Maudet sagte dazu am Dienstagabend in der Westschweizer Tagesschau, er sei erstaunt über diese Aufforderung. Einen Rücktritt lehnte er weiterhin ab: «Das wäre zu einfach.» Er werde weiterhin mit der Genfer Staatsanwaltschaft zusammenarbeiten. Deshalb könne er im Moment auch nicht frei sprechen.
Die FDP Schweiz verfügt über keine konkreten Sanktionsmittel gegen den Genfer Staatsrat. Sie hat keine Möglichkeit, ein Mitglied einer Kantonalpartei aus der Partei zu werfen.
Eine Möglichkeit wäre es, die gesamte Genfer Kantonssektion aus der Partei auszuschliessen, wenn in einem Jahr Parlamentswahlen anstehen. Auch wäre laut den Statuten möglich, dass die Kantonalpräsidenten die Genfer Sektion auffordern, ein Mitglied auszusperren.
Auch aus der FDP Genf lassen sich zunehmend Stimmen vernehmen, die Maudet zu einem Rücktritt auffordern.
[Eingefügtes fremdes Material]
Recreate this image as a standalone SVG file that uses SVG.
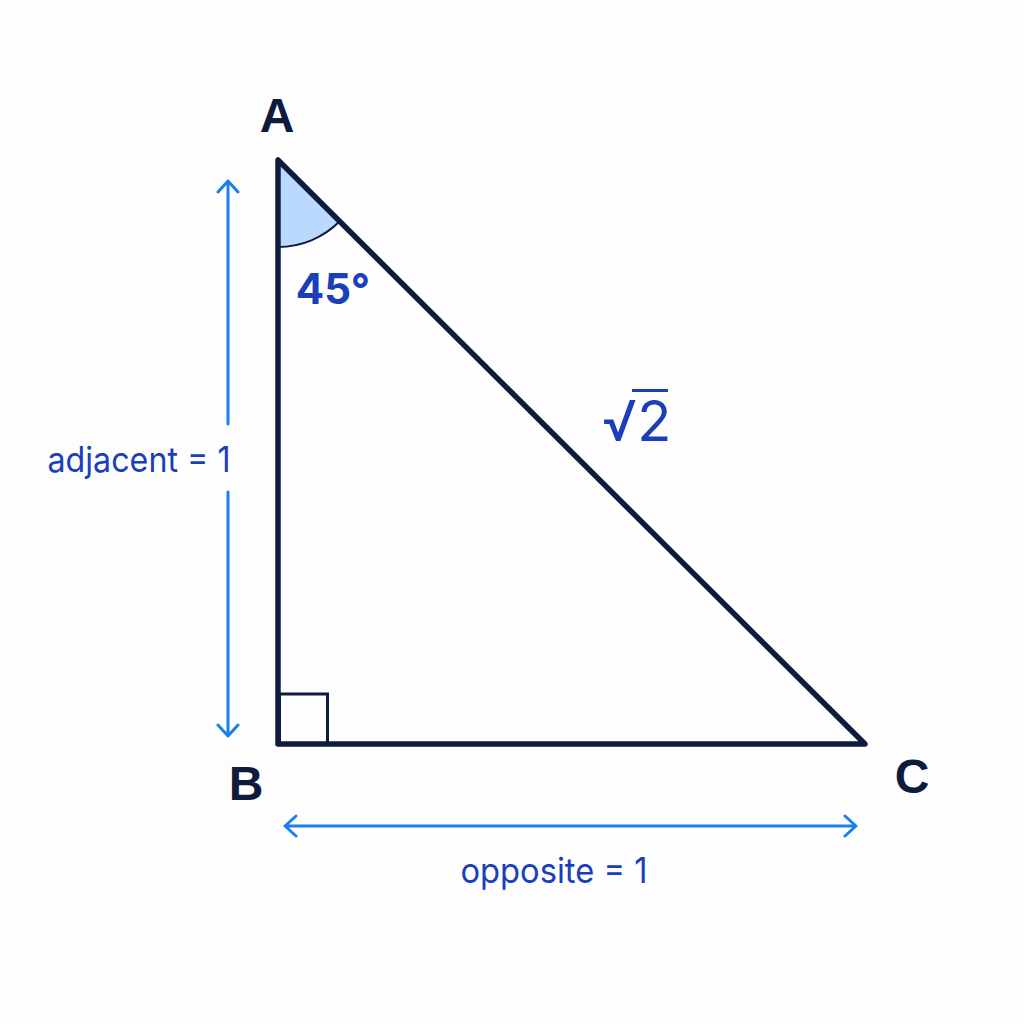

Einer, der sehr klare Worte findet, ist Nationalrat Benoît Genecand (FDP/GE).
«Die Situation von Herrn Maudet ist nicht gut für ihn, für die Partei oder für den Kanton. Pierre Maudet muss zurücktreten», sagte Genecand in einem am Montag von den Zeitungen «Tribune de Genève» und «24 heures» veröffentlichten Interview.
Für den Nationalrat sind die von Maudet «als privat deklarierte Reise nach Abu Dhabi, obwohl ein offizielles Einladungsschreiben des Scheichs der Vereinigten Arabischen Emirate vorlag, und dessen über zwei Jahre organisierte Lüge» Gründe genug für einen Rücktritt des Staatsrats.
Die Strategie der Parteileitung in Genf, Maudet Zeit für die Vorbereitung seines Rücktritts zu geben, um die Partei nicht auseinanderzureissen, sei gescheitert, sagte Genecand weiter. «Wir haben es mit einer Person zu tun, die ihre Verantwortung nicht wahrnimmt, die Institutionen schwächt und deren Legitimität angreift», fuhr er fort.
Am Freitag hatte sich die Parteileitung der Genfer FDP getroffen, um über das Schicksal Maudets zu beraten. An der Krisensitzung verzichtete sie jedoch auf einen Entscheid zu politischen Konsequenzen.
«Um Spannungen zu vermeiden, fanden wir es nicht ratsam, zur Reise von Pierre Maudet nach Abu Dhabi Position zu beziehen», sagte Alexander de Senarclens, Präsident der FDP Genf, nach Ende der Kristensitzung zu den Medien. Maudet war bei dem Treffen ebenfalls anwesend.
Am 6. Dezember wird eine ausserordentliche Generalversammlung der Genfer FDP zu diesem Thema stattfinden.
In der Zwischenzeit forderte eine Online-Petition Maudet zum Rücktritt auf. Am frühen Dienstagnachmittag hatten bereits über 5750 Personen die Online-Petition unterzeichnet.
«Wir glauben, dass Pierre Maudet nicht länger Staatsrat bleiben kann, weil wir ihm nicht mehr vertrauen. Dies gilt unabhängig vom Ausgang des Gerichtsverfahrens», hiess es vom Initiator der Petition auf dessen Webseite.